Alla fine del 2009, allo scoppio della crisi immobiliare di Dubai, in una notte i parcheggi dell'aeroporto si riempirono di Rolls-Royce. Quelle che non trovarono spazio furono lasciate per le strade e persino nel deserto: una visione impressionante. Erano tutte automobili in leasing, abbandonate da chi non poteva più pagare le rate mensili, le migliaia di persone che preferirono semplicemente fuggire dalla città lasciandosi alle spalle debiti non più onorabili.

Lo stesso capitò per gli immobili, con una differenza: chi li aveva acquistati, e a cifre iperboliche (come David Beckham, proprietario di una villa a Palm Island), si ritrovò da un momento all'altro con un valore nullo della proprietà. Chi li aveva affittati o presi in leasing, poté invece abbandonarli da un giorno all'altro, bloccando le proprie perdite. Per la cronaca, Dubai fu poi salvata da un prestito miliardario, oggi ripagato, concesso dall'emirato di Abu Dhabi.

Il mercato immobiliare si è ripreso lentamente, ma a livelli del 50% inferiori a quelli del 2009. Se vi preoccupate per Beckham, sembra che la sua favolosa casa, nel frattempo aggredita dal clima del deserto, sia stata regalata alla suocera - evviva.

In Italia, noi non avevamo Rolls-Royce, ma, senza accorgercene più di tanto, anche il nostro patrimonio immobiliare, facendo riferimento all'anno 2006, è crollato di circa il 50%. Solo negli ultimi anni, i valori medi sono scesi di oltre il 15% (dati Istat), ma per le case vecchie la media è del 22%, e il che vuol dire che nelle aree più disagiate la perdita sul patrimonio teorico (vendere è ancora un'altra cosa) è stata di circa il doppio.

Se si analizza poi la ricchezza delle famiglie italiane, essa è composta per l'87% da immobili, aziende e oggetti di valore censiti. Occorrerebbe innanzitutto distinguere tra conto economico e stato patrimoniale, situazioni che ancora confondono commentatori di rango, ma nella sostanza, rappresentando ancora il patrimonio immobiliare una fetta ben più cospicua dei redditi da lavoro, si capisce perché lo Stato, negli ultimi anni, si sia applicato con particolare diligenza a tassare le proprietà.

La sintesi non è piacevole: la ricchezza è basata oggi sugli immobili; questi sono generalmente vecchi e non a norma; sono illiquidi (difficilmente vendibili), sovradimensionati rispetto alle reali esigenze, sovrastimati nei valori sperati di realizzo, soggetti a tasse e imposte percentualmente crescenti perché riferite a beni sempre meno di valore; severamente esposti a rischi di crisi generali.

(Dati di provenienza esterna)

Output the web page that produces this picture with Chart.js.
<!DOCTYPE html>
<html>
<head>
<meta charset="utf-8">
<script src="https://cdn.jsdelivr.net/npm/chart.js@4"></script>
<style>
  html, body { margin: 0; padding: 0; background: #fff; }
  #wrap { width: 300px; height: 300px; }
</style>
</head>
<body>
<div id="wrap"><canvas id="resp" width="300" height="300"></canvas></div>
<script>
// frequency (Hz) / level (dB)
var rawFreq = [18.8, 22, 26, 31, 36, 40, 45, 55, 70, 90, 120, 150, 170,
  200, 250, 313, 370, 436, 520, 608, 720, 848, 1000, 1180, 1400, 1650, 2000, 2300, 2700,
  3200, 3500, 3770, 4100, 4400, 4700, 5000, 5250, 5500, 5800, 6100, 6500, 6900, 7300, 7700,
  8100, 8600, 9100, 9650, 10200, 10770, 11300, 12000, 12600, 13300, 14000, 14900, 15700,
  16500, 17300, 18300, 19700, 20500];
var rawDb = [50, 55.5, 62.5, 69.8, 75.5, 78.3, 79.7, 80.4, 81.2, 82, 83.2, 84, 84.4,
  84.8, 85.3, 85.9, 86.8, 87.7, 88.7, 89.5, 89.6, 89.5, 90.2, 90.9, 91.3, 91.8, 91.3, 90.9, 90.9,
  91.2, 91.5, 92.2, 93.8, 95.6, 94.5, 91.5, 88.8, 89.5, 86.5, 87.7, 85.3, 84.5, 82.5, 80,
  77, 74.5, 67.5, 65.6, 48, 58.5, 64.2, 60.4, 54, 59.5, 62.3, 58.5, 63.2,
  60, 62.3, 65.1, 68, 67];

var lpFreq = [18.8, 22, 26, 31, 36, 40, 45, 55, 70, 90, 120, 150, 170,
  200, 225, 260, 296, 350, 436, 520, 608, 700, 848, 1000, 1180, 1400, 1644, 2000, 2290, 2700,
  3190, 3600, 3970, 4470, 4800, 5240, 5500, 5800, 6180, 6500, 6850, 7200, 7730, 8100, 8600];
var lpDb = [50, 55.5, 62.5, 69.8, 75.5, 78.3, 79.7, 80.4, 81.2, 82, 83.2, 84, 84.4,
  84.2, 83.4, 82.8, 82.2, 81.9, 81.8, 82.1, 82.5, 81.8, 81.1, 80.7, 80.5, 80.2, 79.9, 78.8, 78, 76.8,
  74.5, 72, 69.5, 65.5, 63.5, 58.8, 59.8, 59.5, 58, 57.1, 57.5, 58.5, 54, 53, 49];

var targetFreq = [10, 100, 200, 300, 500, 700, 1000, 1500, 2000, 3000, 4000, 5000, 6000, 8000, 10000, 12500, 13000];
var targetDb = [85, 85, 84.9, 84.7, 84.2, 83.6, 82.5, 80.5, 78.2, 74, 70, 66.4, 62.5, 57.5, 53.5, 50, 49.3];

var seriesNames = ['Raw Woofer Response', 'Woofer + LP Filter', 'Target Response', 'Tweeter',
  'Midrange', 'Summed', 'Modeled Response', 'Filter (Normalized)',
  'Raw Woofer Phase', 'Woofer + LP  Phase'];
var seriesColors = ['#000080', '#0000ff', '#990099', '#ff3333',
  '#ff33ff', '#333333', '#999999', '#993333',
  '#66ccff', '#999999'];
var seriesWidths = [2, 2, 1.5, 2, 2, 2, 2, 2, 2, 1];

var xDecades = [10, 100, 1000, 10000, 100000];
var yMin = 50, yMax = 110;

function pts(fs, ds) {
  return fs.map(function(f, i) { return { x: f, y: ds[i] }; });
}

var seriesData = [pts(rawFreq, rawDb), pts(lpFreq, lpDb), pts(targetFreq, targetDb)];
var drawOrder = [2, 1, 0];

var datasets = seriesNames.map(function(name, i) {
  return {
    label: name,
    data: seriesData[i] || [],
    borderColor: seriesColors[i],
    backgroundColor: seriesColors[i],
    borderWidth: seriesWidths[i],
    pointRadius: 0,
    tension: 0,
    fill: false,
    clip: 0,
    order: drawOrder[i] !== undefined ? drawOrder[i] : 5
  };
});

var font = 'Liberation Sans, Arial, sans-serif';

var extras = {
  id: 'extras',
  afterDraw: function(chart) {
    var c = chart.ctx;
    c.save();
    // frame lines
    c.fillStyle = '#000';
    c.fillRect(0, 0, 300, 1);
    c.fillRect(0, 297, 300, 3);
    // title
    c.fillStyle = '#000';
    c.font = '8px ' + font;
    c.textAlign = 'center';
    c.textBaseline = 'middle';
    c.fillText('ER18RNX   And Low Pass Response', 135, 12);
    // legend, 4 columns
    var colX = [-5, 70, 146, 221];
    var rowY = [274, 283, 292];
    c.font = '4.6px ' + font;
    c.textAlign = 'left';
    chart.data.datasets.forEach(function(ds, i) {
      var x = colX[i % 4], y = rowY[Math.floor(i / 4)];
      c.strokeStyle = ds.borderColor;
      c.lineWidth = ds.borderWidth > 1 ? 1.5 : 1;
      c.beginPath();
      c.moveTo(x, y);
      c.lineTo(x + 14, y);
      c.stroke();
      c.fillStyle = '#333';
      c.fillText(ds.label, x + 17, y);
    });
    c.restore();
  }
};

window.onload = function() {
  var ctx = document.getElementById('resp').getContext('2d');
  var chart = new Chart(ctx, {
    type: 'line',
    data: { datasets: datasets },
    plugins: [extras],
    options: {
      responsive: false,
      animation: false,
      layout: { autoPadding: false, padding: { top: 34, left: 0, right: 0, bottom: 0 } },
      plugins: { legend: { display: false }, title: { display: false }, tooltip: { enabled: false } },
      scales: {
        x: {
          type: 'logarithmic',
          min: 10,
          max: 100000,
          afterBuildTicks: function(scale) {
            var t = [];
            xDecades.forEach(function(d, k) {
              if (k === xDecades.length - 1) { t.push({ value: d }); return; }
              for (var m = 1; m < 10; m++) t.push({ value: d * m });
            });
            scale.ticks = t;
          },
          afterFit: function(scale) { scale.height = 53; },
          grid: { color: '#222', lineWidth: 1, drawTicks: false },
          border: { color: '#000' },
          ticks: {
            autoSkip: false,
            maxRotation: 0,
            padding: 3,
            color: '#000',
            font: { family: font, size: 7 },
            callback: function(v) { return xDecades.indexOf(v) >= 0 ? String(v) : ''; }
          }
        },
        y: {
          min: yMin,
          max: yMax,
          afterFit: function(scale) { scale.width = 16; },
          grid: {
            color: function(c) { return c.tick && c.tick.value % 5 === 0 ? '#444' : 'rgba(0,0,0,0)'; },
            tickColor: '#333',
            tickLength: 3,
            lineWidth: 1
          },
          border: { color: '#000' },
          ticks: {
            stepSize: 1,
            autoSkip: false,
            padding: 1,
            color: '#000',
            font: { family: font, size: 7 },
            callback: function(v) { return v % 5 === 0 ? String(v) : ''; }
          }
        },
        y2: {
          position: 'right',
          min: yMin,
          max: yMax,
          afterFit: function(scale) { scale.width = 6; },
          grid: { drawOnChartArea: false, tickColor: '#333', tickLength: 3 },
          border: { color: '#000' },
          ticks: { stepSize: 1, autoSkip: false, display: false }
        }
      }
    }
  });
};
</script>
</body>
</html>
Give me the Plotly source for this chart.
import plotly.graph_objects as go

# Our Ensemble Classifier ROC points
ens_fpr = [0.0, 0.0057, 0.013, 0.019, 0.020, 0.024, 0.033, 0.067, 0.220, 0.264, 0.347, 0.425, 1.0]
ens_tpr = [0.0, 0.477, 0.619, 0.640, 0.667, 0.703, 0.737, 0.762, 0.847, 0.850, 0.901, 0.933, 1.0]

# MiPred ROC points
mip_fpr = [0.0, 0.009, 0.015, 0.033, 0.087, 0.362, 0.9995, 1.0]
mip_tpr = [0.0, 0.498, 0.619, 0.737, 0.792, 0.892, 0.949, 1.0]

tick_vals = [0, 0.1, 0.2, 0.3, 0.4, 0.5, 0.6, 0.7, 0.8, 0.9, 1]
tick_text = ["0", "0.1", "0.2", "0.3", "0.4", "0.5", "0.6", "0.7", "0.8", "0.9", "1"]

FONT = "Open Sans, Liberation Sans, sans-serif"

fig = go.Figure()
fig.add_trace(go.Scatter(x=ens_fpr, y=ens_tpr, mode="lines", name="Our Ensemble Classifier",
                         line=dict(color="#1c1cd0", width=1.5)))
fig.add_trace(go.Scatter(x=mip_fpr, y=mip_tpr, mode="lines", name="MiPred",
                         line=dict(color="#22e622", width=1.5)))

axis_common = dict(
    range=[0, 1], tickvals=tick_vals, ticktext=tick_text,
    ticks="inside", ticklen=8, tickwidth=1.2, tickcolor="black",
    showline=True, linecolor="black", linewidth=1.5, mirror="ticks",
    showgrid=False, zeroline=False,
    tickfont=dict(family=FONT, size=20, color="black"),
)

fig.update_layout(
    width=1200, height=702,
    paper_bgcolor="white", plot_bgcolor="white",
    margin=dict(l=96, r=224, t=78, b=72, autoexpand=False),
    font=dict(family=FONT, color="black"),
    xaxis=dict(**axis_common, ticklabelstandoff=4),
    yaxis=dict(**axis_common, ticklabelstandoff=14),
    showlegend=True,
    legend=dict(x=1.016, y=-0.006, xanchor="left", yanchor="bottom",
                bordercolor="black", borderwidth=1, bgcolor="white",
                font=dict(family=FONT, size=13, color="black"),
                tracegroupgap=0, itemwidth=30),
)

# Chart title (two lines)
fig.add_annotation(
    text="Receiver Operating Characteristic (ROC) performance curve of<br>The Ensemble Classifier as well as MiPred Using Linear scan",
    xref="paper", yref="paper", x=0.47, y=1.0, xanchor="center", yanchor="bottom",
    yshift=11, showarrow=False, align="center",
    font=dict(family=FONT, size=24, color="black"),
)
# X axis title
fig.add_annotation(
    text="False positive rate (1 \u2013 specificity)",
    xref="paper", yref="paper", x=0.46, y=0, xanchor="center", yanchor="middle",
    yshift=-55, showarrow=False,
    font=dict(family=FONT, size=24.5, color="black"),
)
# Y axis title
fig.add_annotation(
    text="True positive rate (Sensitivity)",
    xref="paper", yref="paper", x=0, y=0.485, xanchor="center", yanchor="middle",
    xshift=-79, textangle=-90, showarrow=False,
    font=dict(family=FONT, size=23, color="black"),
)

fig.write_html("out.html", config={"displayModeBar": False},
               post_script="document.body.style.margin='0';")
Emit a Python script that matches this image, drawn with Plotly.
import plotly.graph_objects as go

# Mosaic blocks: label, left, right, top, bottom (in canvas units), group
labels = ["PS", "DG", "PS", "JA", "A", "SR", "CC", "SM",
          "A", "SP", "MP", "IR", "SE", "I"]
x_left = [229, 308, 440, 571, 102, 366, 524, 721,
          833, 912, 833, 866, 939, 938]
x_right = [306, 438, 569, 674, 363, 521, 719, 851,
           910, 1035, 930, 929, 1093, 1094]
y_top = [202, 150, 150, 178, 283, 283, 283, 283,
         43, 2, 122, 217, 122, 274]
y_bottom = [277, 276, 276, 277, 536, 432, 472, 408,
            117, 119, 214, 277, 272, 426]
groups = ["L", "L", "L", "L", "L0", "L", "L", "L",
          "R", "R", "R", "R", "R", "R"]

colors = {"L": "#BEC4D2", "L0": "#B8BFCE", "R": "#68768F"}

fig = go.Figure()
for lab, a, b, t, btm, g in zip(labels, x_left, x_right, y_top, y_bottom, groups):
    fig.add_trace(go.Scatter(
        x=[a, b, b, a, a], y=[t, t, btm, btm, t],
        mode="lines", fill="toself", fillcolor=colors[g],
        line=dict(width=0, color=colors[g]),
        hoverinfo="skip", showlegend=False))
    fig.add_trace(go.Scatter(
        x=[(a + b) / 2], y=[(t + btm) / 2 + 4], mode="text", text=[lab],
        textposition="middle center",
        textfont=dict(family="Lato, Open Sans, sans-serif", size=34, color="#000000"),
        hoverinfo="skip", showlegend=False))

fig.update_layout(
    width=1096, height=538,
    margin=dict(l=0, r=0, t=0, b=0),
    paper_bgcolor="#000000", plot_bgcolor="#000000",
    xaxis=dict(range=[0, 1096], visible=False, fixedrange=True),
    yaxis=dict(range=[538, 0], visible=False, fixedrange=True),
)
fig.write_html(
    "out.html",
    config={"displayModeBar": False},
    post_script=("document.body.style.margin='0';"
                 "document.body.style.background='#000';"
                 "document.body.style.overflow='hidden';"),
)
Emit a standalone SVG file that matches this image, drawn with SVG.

Questo è il risultato di decenni di politica che non ha mai favorito l'economia, ma si è lasciata irretire dalla finanza mandando il paese dallo sfasciacarrozze Europa. Con quali risorse potremo mai ripagare il debito, peraltro non creato dalla popolazione ma da decisioni sovraordinate, se il tessuto industriale è stato massacrato, se non c'è mai stato un serio incentivo all'agricoltura e al turismo, se le tasse ci impediscono di respirare?

Voglio parlare della Sardegna, per terminare in maniera propositiva, perché una speranza c'è sempre. Non potendo contare sull'utopia dell'industrializzazione (peraltro ormai estesamente rifiutata dai sardi), noi, "Territorio Arretrato" come da categoria UE, abbiamo una sola strada, quella della valorizzazione capillare del nostro patrimonio culturale, artistico, archeologico, paesaggistico, artigianale ed enogastronomico. In questo è da includere la componente immobiliare: un paese o un rione "brutto" e disastrato può diventare, con un serio lavoro di riqualificazione, un borgo ricercato e appetibile. Man mano che il mercato immobiliare si affossa e comprare diventa meno interessante, cresce infatti il bisogno e la possibilità di affitto, legati però all'offerta di un bene allettante.

Per la Sardegna è questo il momento di ritornare a un modello keynesiano dell'economia, investendo nelle infrastrutture, nei collegamenti interni ed esterni e nella valorizzazione. Dobbiamo far diventare il nostro patrimonio degno del posto meraviglioso in cui ci troviamo, per portarlo a reddito. E il lavoro necessario creerà altro reddito e altre opportunità. Non esiste un'altra strada, non abbiamo più tempo. La strategia deve essere chiara, perfettamente espressa. In fondo è facile: dobbiamo tutti riprendere a lavorare (sì, lo so, è un brutto verbo, ma va detto) per la Sardegna.